The data on familiality are subject to the same limitations as the previous study of lack of specificity of diagnosis and no systematic data on family size. None the less the apparent lack of reduction in familiality in the exposed cohorts in both the Anhui and Guangxi studies suggests that a simple explanation that famine acts as an independent cause of schizophrenia, regardless of genetic liability to schizophrenia is less likely. If it was independent, half of the cases of schizophrenia among individuals born during the famine would be representative of the general population in terms of liability. This would result in a reduction in rate of positive family history among the exposed birth cohorts. This was not observed. However, in view of the limitations of the data, any conclusions must be provisional.
It could be also be argued that in view of the differing severity of famine conditions reported in the 3 studies one might expect that the RRs of schizophrenia would show a wider range of outcomes than we observe with perhaps the severer the famine the higher the RR. This is not the case. A possible explanation is that there is a threshold and ceiling effect; a drop to 2000 calories per day is required for the effect to occur.
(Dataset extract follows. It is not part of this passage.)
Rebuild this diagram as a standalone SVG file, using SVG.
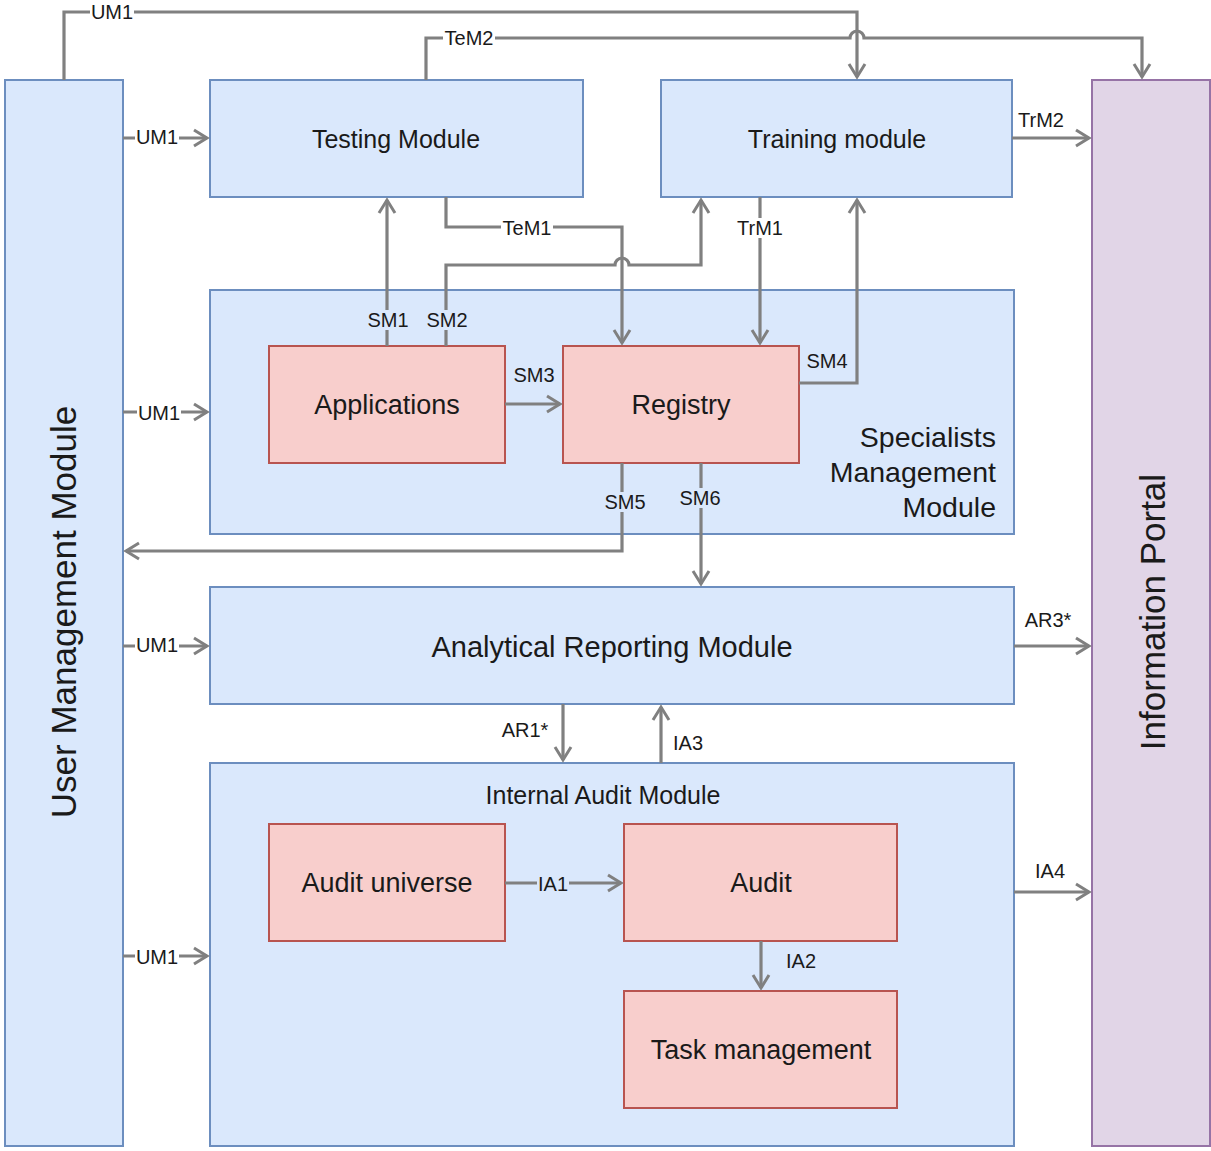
<svg xmlns="http://www.w3.org/2000/svg" width="1211" height="1151" viewBox="0 0 1211 1151">
  <defs>
    <marker id="arrow" markerUnits="userSpaceOnUse" markerWidth="24" markerHeight="24" viewBox="-18 -12 24 24" refX="0" refY="0" orient="auto">
      <path d="M-13,-8 L0,0 L-13,8" fill="none" stroke="#808080" stroke-width="3" stroke-linejoin="miter"/>
    </marker>
  </defs>
  <style>
    text { font-family: "Liberation Sans", Arial, sans-serif; fill: #1a1a1a; }
    .blue { fill: #dae8fc; stroke: #6c8ebf; stroke-width: 2; }
    .pink { fill: #f8cecc; stroke: #b85450; stroke-width: 2; }
    .purple { fill: #e1d5e7; stroke: #9673a6; stroke-width: 2; }
    .title { text-anchor: middle; dominant-baseline: central; }
    .edge { fill: none; stroke: #808080; stroke-width: 3.2; }
    .arrow { marker-end: url(#arrow); }
    .lbl { font-size: 20px; text-anchor: middle; dominant-baseline: central; }
    .bgw { fill: #ffffff; }
    .bgb { fill: #dae8fc; }
  </style>

  <rect width="1211" height="1151" fill="#ffffff"/>

  <g id="user-management">
    <rect class="blue" x="5" y="80" width="118" height="1066"/>
    <text class="title" font-size="35" transform="translate(63,612) rotate(-90)">User Management Module</text>
  </g>

  <g id="information-portal">
    <rect class="purple" x="1092" y="80" width="118" height="1066"/>
    <text class="title" font-size="35" transform="translate(1152,612) rotate(-90)">Information Portal</text>
  </g>

  <g id="testing-module">
    <rect class="blue" x="210" y="80" width="373" height="117"/>
    <text class="title" font-size="25" x="396" y="139">Testing Module</text>
  </g>

  <g id="training-module">
    <rect class="blue" x="661" y="80" width="351" height="117"/>
    <text class="title" font-size="25" x="837" y="139">Training module</text>
  </g>

  <g id="specialists-management">
    <rect class="blue" x="210" y="290" width="804" height="244"/>
    <text font-size="28.5" text-anchor="end" dominant-baseline="central"><tspan x="996" y="437">Specialists</tspan><tspan x="996" y="472">Management</tspan><tspan x="996" y="507">Module</tspan></text>
  </g>

  <g id="applications">
    <rect class="pink" x="269" y="346" width="236" height="117"/>
    <text class="title" font-size="27" x="387" y="405">Applications</text>
  </g>

  <g id="registry">
    <rect class="pink" x="563" y="346" width="236" height="117"/>
    <text class="title" font-size="27" x="681" y="405">Registry</text>
  </g>

  <g id="analytical-reporting">
    <rect class="blue" x="210" y="587" width="804" height="117"/>
    <text class="title" font-size="29" x="612" y="647">Analytical Reporting Module</text>
  </g>

  <g id="internal-audit">
    <rect class="blue" x="210" y="763" width="804" height="383"/>
    <text class="title" font-size="25" x="603" y="795">Internal Audit Module</text>
  </g>

  <g id="audit-universe">
    <rect class="pink" x="269" y="824" width="236" height="117"/>
    <text class="title" font-size="27" x="387" y="883">Audit universe</text>
  </g>

  <g id="audit">
    <rect class="pink" x="624" y="824" width="273" height="117"/>
    <text class="title" font-size="27" x="761" y="883">Audit</text>
  </g>

  <g id="task-management">
    <rect class="pink" x="624" y="991" width="273" height="117"/>
    <text class="title" font-size="27" x="761" y="1050">Task management</text>
  </g>

  <g id="connectors">
    <!-- UM1 over the top to the training module -->
    <path class="edge arrow" d="M64,80 L64,12 L857,12 L857,77"/>
    <!-- TeM2 to the portal, hopping over UM1 -->
    <path class="edge arrow" d="M426,80 L426,38 L850,38 A7,7 0 0 1 864,38 L1142,38 L1142,77"/>
    <!-- UM1 into each module -->
    <path class="edge arrow" d="M123,138 L207,138"/>
    <path class="edge arrow" d="M123,412 L207,412"/>
    <path class="edge arrow" d="M123,646 L207,646"/>
    <path class="edge arrow" d="M123,956 L207,956"/>
    <!-- TrM2 -->
    <path class="edge arrow" d="M1012,138 L1089,138"/>
    <!-- SM1 -->
    <path class="edge arrow" d="M387,346 L387,200"/>
    <!-- SM2, hopping over TeM1 -->
    <path class="edge arrow" d="M446,346 L446,265 L615,265 A7,7 0 0 1 629,265 L701,265 L701,200"/>
    <!-- TeM1 -->
    <path class="edge arrow" d="M446,197 L446,227 L622,227 L622,343"/>
    <!-- TrM1 -->
    <path class="edge arrow" d="M760,197 L760,343"/>
    <!-- SM3 -->
    <path class="edge arrow" d="M505,404 L560,404"/>
    <!-- SM4 -->
    <path class="edge arrow" d="M799,383 L857,383 L857,200"/>
    <!-- SM5 back to user management -->
    <path class="edge arrow" d="M622,463 L622,551 L126,551"/>
    <!-- SM6 -->
    <path class="edge arrow" d="M701,463 L701,584"/>
    <!-- AR3* -->
    <path class="edge arrow" d="M1014,646 L1089,646"/>
    <!-- AR1* -->
    <path class="edge arrow" d="M563,704 L563,760"/>
    <!-- IA3 -->
    <path class="edge arrow" d="M661,763 L661,707"/>
    <!-- IA1 -->
    <path class="edge arrow" d="M505,883 L621,883"/>
    <!-- IA2 -->
    <path class="edge arrow" d="M761,941 L761,988"/>
    <!-- IA4 -->
    <path class="edge arrow" d="M1014,892 L1089,892"/>

    <!-- label backgrounds where labels sit on lines -->
    <rect class="bgw" x="90" y="2" width="44" height="20"/>
    <rect class="bgw" x="443" y="28" width="52" height="20"/>
    <rect class="bgw" x="135" y="127" width="44" height="20"/>
    <rect class="bgw" x="137" y="403" width="44" height="20"/>
    <rect class="bgw" x="135" y="635" width="44" height="20"/>
    <rect class="bgw" x="135" y="947" width="44" height="20"/>
    <rect class="bgw" x="501" y="218" width="52" height="20"/>
    <rect class="bgw" x="736" y="218" width="48" height="20"/>
    <rect class="bgb" x="366" y="310" width="44" height="20"/>
    <rect class="bgb" x="425" y="310" width="44" height="20"/>
    <rect class="bgb" x="603" y="492" width="44" height="20"/>
    <rect class="bgb" x="678" y="488" width="44" height="20"/>
    <rect class="bgb" x="537" y="874" width="32" height="20"/>

    <text class="lbl" x="112" y="12">UM1</text>
    <text class="lbl" x="469" y="38">TeM2</text>
    <text class="lbl" x="157" y="137">UM1</text>
    <text class="lbl" x="159" y="413">UM1</text>
    <text class="lbl" x="157" y="645">UM1</text>
    <text class="lbl" x="157" y="957">UM1</text>
    <text class="lbl" x="1041" y="120">TrM2</text>
    <text class="lbl" x="388" y="320">SM1</text>
    <text class="lbl" x="447" y="320">SM2</text>
    <text class="lbl" x="527" y="228">TeM1</text>
    <text class="lbl" x="760" y="228">TrM1</text>
    <text class="lbl" x="534" y="375">SM3</text>
    <text class="lbl" x="827" y="361">SM4</text>
    <text class="lbl" x="625" y="502">SM5</text>
    <text class="lbl" x="700" y="498">SM6</text>
    <text class="lbl" x="1048" y="620">AR3*</text>
    <text class="lbl" x="525" y="730">AR1*</text>
    <text class="lbl" x="688" y="743">IA3</text>
    <text class="lbl" x="553" y="884">IA1</text>
    <text class="lbl" x="801" y="961">IA2</text>
    <text class="lbl" x="1050" y="871">IA4</text>
  </g>
</svg>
Any more severe starvation and there is failure of menstruation/ conception/gestation and/or live term births.
The mechanisms by which prenatal nutritional stress could produce increased risk of schizophrenia have been discussed in detail elsewhere.5,18,19
Although prenatal nutritional deficiency is the most likely explanation, preconceptual effects on sperm cannot be ruled out. Psychogenic effects of experiencing famine, only indirectly related to nutritional stress, are also possible. Alternatively it is possible that those with schizophrenia risk alleles have an advantage in times of famine so that more individuals at risk conceive, implant, come to term, and survive postnatally. Nutritional deficiency, especially of micronutrients involved in the folate pathway, may either directly affect growth of the developing fetal brain or indirectly affect it by interfering with DNA stability and/or epigenetic regulation of genes critical for brain development.20,21
The folate pathway has a key role in DNA synthesis, methylation, and repair. Nutritional stress can also alter molecular regulatory mechanisms and release previously accumulated but unexpressed variation.22,23
Both heat shock proteins 70 and 90 are elevated in vertebrates in response to starvation during early development.24
Prenatal nutritional stress could therefore shift the threshold for phenotypic expressivity of a trait such as schizophrenia. These potential psychological, physiologic, and molecular responses to prenatal nutritional stress are of course not mutually exclusive. All 3 studies have associated strengths and weaknesses; the Chinese studies are particularly vulnerable to the reliability of statistics collected half a century ago in a large, poor country in a time of chaos. However, the clinical epidemiological findings from all 3 famine studies show a remarkable consistency that makes a compelling case that our observations are in essence correct.
What remain unknown are the mechanisms. Famines are rare even in developing countries. However, micronutrient deficiencies are common. Large strides have been made in reducing fetal iodine deficiency−related disorders and neural tube defects by iodine and folate supplementation. It is possible that a similar strategy could also impact on rates of schizophrenia.